PROBLEM:
Find the lines with "React" in them and copy them out.

MATERIAL PROVIDED:
· · ·
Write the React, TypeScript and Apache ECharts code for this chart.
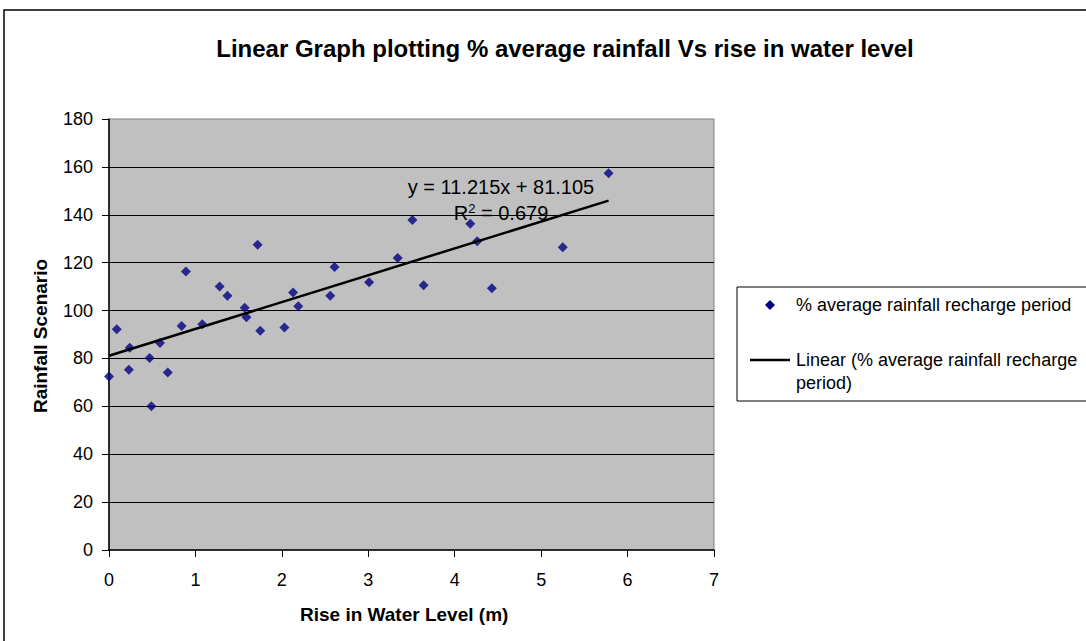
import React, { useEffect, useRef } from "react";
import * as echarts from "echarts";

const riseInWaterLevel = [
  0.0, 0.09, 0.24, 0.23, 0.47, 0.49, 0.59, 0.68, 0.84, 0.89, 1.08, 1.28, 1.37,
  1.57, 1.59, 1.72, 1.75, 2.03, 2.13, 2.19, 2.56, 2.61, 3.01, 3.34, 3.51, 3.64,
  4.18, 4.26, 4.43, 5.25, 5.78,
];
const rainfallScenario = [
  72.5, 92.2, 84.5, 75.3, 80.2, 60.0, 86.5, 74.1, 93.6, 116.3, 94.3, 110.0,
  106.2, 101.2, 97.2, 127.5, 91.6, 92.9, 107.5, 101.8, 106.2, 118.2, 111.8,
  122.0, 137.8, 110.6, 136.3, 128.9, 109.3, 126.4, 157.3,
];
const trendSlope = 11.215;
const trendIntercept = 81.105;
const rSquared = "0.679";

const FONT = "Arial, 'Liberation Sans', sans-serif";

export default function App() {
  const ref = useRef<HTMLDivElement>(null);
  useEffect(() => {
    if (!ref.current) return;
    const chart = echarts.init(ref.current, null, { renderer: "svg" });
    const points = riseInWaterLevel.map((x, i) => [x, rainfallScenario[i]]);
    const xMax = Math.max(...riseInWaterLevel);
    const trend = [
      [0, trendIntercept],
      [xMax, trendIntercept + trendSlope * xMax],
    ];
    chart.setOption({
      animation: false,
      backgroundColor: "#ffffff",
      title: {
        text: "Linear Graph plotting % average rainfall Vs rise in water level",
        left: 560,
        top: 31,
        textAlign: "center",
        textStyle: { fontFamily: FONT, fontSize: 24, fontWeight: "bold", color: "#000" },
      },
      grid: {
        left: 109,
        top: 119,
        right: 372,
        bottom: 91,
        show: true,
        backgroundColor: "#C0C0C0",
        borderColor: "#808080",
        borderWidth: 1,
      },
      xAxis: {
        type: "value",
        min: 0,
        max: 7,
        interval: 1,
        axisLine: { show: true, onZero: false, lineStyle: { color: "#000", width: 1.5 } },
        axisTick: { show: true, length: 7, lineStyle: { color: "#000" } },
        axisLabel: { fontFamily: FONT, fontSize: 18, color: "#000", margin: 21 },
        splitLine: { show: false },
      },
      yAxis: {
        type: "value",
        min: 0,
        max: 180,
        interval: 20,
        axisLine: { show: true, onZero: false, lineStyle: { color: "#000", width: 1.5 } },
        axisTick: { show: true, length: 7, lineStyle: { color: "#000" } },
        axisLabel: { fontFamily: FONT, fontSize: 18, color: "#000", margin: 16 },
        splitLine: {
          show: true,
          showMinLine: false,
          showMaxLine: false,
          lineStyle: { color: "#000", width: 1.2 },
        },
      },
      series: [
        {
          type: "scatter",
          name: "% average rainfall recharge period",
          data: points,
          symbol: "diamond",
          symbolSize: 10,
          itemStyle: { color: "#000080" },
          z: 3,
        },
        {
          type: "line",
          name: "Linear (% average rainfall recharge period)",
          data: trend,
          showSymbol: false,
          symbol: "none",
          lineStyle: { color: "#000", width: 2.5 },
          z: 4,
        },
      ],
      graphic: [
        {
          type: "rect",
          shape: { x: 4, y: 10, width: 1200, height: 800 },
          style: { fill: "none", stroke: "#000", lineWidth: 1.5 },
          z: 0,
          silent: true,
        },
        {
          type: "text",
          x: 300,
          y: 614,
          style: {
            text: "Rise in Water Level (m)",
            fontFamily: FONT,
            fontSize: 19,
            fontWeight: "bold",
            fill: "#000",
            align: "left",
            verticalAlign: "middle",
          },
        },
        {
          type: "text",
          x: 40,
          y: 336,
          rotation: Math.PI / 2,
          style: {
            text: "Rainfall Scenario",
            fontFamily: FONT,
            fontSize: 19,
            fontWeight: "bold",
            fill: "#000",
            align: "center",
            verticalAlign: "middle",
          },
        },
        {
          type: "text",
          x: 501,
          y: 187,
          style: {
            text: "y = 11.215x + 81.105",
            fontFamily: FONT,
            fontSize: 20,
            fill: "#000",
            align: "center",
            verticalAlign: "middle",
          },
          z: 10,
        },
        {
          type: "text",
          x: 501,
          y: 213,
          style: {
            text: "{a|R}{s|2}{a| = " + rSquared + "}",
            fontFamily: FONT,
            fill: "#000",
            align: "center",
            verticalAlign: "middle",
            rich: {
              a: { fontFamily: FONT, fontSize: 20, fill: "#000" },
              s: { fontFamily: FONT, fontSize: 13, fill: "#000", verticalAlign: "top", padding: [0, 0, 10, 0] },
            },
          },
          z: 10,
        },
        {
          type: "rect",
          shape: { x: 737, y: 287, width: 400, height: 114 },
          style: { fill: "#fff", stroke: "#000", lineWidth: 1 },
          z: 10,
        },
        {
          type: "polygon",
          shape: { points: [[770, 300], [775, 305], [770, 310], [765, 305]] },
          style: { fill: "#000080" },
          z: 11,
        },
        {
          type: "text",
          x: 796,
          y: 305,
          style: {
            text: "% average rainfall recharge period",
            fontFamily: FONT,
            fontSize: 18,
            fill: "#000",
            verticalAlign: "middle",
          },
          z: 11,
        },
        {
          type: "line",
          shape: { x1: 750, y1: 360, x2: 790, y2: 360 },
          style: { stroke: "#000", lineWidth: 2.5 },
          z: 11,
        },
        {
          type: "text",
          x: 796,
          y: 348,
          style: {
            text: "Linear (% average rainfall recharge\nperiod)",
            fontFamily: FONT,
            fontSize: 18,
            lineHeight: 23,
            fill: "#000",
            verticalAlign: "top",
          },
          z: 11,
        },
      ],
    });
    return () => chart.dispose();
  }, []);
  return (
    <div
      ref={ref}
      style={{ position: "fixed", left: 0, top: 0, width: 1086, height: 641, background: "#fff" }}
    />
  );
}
· · ·
SOLUTION:
Write the React, TypeScript and Apache ECharts code for this chart.
import React, { useEffect, useRef } from "react";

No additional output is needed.